WASHINGTON (AP) — Hunter Biden on Friday indicated a new willingness to testify before lawmakers under certain conditions but held firm against complying with a current subpoena as House Republicans moved to hold him in contempt of Congress.
In a letter to the House Oversight and Judiciary Committees, Abbe Lowell, Hunter Biden’s attorney, seemed to open the door for a private deposition between the president’s son and the Republican chairmen who have been investigating him and his family.
The overture could signal the start of negotiations between the two sides, which have been battling for months over deposing Hunter Biden as he faces an ongoing Justice Department investigation that has resulted in two indictments.
But, Lowell wrote that Biden’s cooperation is dependent on the committee issuing a new subpoena. They maintain that the two subpoenas sent in November are not legitimate because they were issued before the full House authorized the impeachment inquiry into President Joe Biden.
Hunter Biden’s legal team cited a 2020 legal opinion issued by then-Attorney General William Barr, which stated that a subpoena issued through an impeachment inquiry not yet approved by the full chamber has “no compulsory effect.”

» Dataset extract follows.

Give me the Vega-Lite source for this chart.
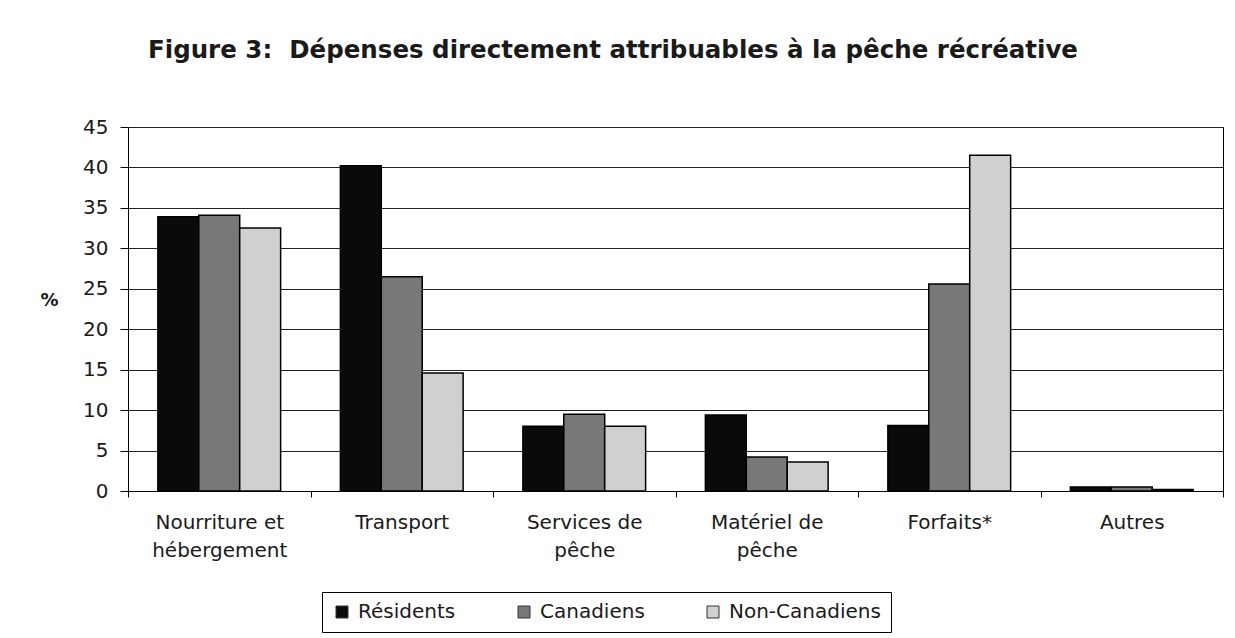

“If you issue a new proper subpoena, now that there is a duly authorized impeachment inquiry, Mr. Biden will comply for a hearing or deposition,” the letter read. “We will accept such a subpoena on Mr. Biden’s behalf.”
Rep. James Comer, the chairman of the Oversight committee, and Rep. Jim Jordan, the chairman of the Judiciary panel, said in a statement Friday they are “heartened” by the shift from Hunter Biden’s legal team. Still, they held firm that he must comply with their subpoena.
“For now, the House of Representatives will move forward with holding Hunter Biden in contempt of Congress until such time that Hunter Biden confirms a date to appear for a private deposition in accordance with his legal obligation,” the statement read.
Both the Oversight and Judiciary panels approved contempt of Congress charges against Hunter Biden Wednesday, advancing the resolutions to the House floor. A House vote is expected next week.
If the House votes to hold Hunter Biden in contempt, as expected, it will be up to the Department of Justice, specifically the U.S. attorney for the District of Columbia, to decide whether to prosecute.
It marks the latest step for the Republican impeachment inquiry, which began in September, but has so far failed to uncover evidence directly implicating the president in wrongdoing involving his son’s business dealings.
Hunter Biden has defended his lack of compliance with the GOP-issued subpoena, which ordered him to appear for closed-door testimony in mid-December. Biden and his attorneys said information from private interviews can be selectively leaked and manipulated by House Republicans and insisted that he would only testify in public.
Further angering Republicans, Hunter Biden and his team have chosen to appear at the Capitol on two occasions — once at an Oversight hearing this week and another time on the day of his scheduled deposition last month. On both occasions, the younger Biden refused to testify privately, instead delivering statements to the press where he defended his business affairs and castigated the yearslong investigations into him and his family.
“While we will work to schedule a deposition date, we will not tolerate any additional stunts or delay from Hunter Biden,” Jordan and Comer said in their statement Friday. “The American people will not tolerate, and the House will not provide, special treatment for the Biden family.”
Hunter Biden, meanwhile, pleaded not guilty to federal tax charges Thursday in Los Angeles stemming from a special counsel investigation that’s also produced charges in Delaware related to a 2018 firearm purchase.